This, by the way, is Debbie and Dave’s thirty-ninth year of marriage, which leads naturally to the question of how Dave did actually manage, long ago, to hook so snappy number as Debbie in the first place. We expect that most folks merely figure she had a weak moment, but no here’s how it all happened.
How David Met Debbie (Army/Navy competition reduced to its essence)
One evening back in 1975, Dave was attending an oversized group Bible study in his Annapolis barracks (Bancroft Hall). An intoxicatingly flaming redheaded acquaintance of his (“Dee” Chandler) also attended that night, shuttling in from Washington DC, and she brought along her roommate, a raven maned beauty from the Walter Reed Army Institute of Nursing where they matriculated together. This black haired bomb shell was one Debbie Tipton. Dee, aware that Debbie and Dave shared similarly bull-headed and opinionated mind sets, foresaw significant entertainment possibilities in their introduction.
Her assessment was accurate.
“From the git-go,” Debbie Tipton was, or at least acted toward Dave like, QUOTE “a stuck up little twerp who already KNEW she was a knockout, thank you very much,” UNQUOTE. Immediately upon introduction, Debbie’s opening line was, “Why should I talk to YOU?”
Fair question.
The room was full of good looking guys amongst whom David was hardly a shining star. Yet being an Annapolis man, generally a sought after commodity, he was not pre-armed to deal with this sort of instantly hostile reception. While he was mentally frantically flailing about for a conversational grip or toe hold, his mouth took charge and responded before his brain had a chance to get involved. He said “Because you were born on my birthday.”
(NOTE: Folks, I have no idea why I said it. I had never heard of nor seen Debbie Tipton before that night. I realized my grave tactical error the moment it came out of my mouth. This game appeared doomed even before coin toss was complete.
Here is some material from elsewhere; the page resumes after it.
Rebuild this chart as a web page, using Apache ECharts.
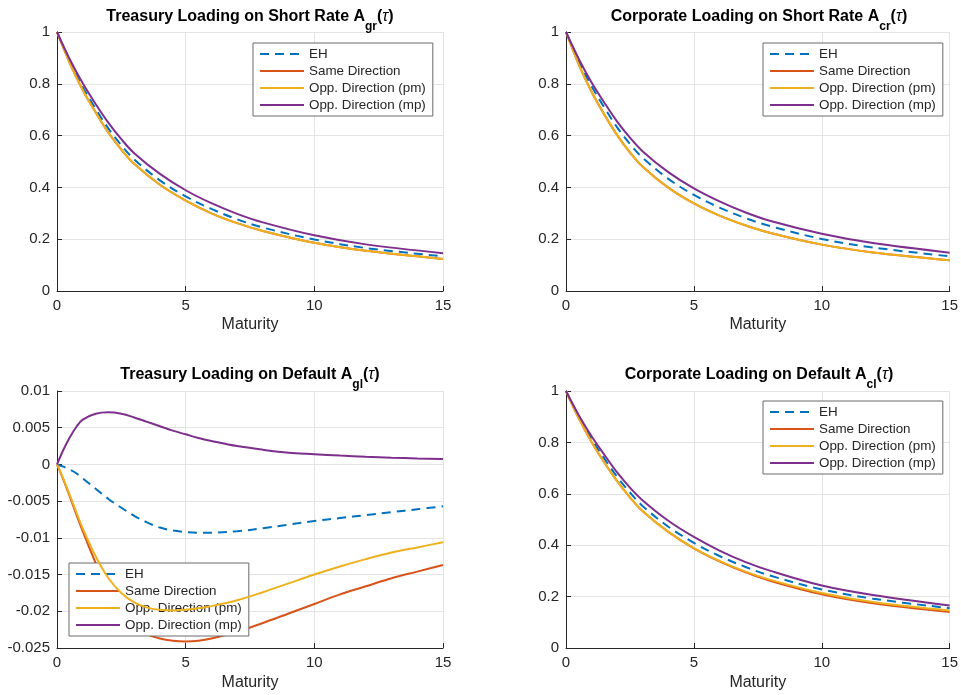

Yet I was irrevocably committed to playing it out to its quick, bitter and bloody end. We know what the next deadly question had to be.)
Debbie haughtily sniffed and promptly inquired, “Oh really and what date was that?”
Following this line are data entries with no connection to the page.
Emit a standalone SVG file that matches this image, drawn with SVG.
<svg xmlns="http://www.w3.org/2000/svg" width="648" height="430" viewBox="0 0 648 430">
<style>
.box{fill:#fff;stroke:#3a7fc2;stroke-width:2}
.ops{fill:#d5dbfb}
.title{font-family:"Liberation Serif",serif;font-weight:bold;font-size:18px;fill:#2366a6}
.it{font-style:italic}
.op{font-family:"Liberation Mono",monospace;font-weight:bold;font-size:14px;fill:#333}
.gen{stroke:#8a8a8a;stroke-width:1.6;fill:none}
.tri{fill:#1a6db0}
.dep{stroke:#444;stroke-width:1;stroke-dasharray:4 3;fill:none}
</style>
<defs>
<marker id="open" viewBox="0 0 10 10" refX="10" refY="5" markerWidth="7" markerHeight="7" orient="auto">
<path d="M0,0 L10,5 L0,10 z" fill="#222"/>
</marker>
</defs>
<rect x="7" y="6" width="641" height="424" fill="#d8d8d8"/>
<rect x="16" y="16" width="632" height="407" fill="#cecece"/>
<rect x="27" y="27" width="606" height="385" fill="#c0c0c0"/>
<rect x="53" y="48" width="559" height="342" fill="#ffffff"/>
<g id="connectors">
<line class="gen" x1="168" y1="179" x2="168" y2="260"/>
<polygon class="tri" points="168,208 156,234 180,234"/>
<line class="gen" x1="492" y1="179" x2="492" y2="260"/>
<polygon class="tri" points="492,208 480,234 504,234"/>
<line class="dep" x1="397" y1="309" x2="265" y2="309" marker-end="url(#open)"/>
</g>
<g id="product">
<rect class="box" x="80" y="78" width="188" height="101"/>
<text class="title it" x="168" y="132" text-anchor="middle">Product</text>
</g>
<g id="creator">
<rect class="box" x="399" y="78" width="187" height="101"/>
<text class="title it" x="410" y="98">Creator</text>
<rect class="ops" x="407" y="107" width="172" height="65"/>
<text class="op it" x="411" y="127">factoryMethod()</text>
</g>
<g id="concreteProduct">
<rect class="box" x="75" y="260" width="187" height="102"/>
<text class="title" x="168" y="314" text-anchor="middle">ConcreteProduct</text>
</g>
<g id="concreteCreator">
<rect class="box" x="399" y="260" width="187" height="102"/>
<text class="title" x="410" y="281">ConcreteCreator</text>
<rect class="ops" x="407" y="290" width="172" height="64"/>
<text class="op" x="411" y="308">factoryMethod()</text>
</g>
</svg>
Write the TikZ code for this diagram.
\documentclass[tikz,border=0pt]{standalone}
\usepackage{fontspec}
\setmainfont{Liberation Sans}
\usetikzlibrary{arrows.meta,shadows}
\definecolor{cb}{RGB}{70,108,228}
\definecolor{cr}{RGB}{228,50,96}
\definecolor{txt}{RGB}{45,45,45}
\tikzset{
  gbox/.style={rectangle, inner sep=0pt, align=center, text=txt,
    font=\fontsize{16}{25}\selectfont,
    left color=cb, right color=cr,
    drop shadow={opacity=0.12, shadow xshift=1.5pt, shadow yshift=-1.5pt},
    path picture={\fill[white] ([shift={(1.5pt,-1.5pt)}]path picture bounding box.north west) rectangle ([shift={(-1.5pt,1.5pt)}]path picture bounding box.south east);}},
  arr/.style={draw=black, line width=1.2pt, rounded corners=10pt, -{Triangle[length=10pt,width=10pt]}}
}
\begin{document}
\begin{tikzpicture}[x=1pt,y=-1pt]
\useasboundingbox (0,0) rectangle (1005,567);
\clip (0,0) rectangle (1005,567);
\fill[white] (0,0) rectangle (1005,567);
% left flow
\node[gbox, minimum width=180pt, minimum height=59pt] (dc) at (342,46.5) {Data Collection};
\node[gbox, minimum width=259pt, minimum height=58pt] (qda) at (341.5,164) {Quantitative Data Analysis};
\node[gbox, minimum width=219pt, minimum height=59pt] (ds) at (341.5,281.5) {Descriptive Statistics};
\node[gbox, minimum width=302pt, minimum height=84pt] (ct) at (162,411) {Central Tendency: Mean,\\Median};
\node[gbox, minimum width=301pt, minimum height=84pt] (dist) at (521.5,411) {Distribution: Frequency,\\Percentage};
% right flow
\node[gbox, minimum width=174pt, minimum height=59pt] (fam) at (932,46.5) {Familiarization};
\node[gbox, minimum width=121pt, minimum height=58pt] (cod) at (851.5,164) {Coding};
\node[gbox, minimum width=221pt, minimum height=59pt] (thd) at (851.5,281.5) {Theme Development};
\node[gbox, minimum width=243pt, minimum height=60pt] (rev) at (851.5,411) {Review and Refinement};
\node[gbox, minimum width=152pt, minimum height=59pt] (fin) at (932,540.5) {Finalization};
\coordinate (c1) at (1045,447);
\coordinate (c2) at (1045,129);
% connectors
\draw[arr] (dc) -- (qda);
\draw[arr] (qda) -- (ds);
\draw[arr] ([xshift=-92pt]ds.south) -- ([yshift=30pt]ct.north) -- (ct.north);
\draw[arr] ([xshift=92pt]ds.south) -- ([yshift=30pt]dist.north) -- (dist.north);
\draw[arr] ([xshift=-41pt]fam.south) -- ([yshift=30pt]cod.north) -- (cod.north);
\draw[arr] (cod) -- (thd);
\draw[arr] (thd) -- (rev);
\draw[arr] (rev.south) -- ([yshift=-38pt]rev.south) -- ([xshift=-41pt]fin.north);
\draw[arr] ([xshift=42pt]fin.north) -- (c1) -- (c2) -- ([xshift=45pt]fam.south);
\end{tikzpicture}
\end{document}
Well bless her proverbial little heart.
Bluff called, and doggedly exercising his previously mentioned bull-headedness, our sailor mentally grabbed the dice cup, rattled them bones, and slammed it inverted on the bar, going for all or nothing.
Radiating the bravado that can be afforded only by the hopelessly damned, he looked Debbie dead in the eye and truthfully proclaimed his own birthdate, “February tenth.” A resounding silence instantly engulfed them. Debbie’s already mentally loaded response of derision evaporated like vapor from a dying steam whistle. Her mouth fell open. Witnessing this, Dave’s jaw also dropped, but he quickly snapped it back shut to mask his dizzying astonishment.
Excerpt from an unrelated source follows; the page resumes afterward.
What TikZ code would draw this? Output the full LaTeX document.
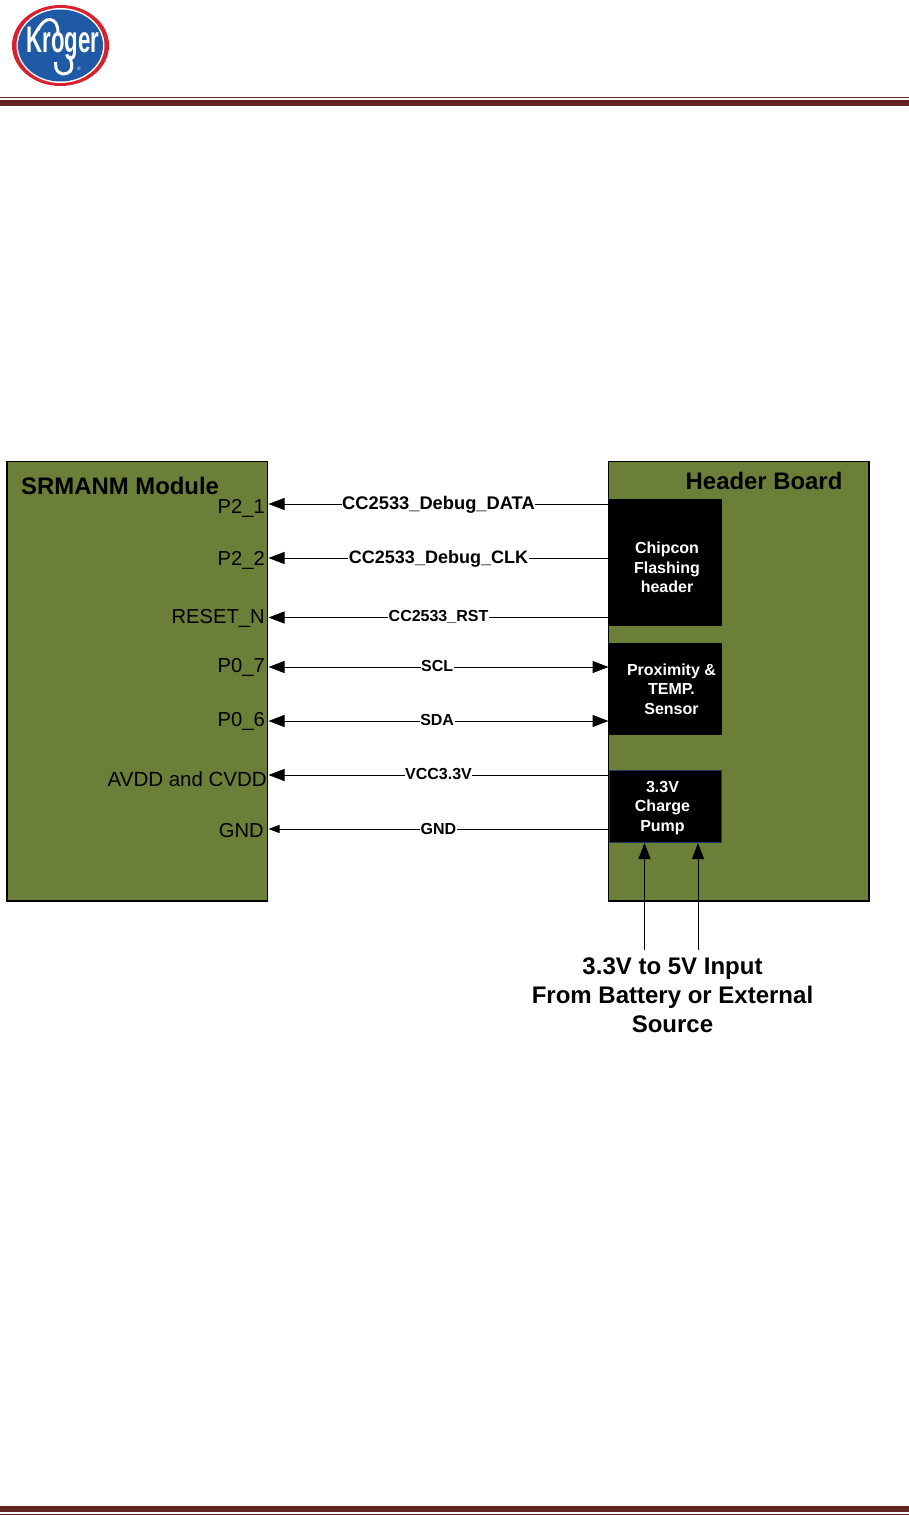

Still taken aback, Debbie, no doubt feeling stalked, sputtered, “How did YOU know THAT?” (For the incurably incredulous, the tenth of February was indeed Debbie’s birthdate.) History does not record David’s response. Any reply would have been sufficient, for no reply would have been believed, least of all the truth. So from there it was smooth sailing. David had an insurmountable advantage. Having recklessly wagered all on a chance of only one in a few hundred, he had emerged victorious. He could, with impunity, devise or claim any story or justification that he might chose.
In this at least, Luck was a lady that night even if Debbie was suspicious and grumpy. By the end of the evening Debbie had agreed to go sailing with the bold gambler she had just met, if for no other reason than to further investigate his apparently excessive knowledge of her personal details. They sailed to the eastern shore in the appointed weekend with a full crew aboard the Navy yawl Frolic, of which Dave had long been skipper. For the next thirty-six hours, this darlin’ little ship, her gentlemanly crew, the soft waves, cool breezes and moonlit night worked their magic.
What a bunch of pirates.
Before mooring back in home port, Dave had informed Debbie that he would be marrying her in due course. It is completely understandable that given his now solidly established record of clairvoyant insight, she had little choice but to accept this information as received truth. They were wed at Fort Leonard Wood in a remote little Army chapel a year and some months later. Yet Debbie to this day does not believe the truth of this tale. Who can blame her, really? After all, what are the odds?
The odds are that this blither has gone on long enough. Debbie and Dave have scored another year together when the medical odds makers said it could not happen. So they now kick back to enjoy their time in leisure and “…whatever is true, whatever is noble, whatever is right, whatever is pure, whatever is lovely, whatever is admirable—if anything is excellent or praiseworthy—think about such things.”
These things remind us of you, and that make us smile.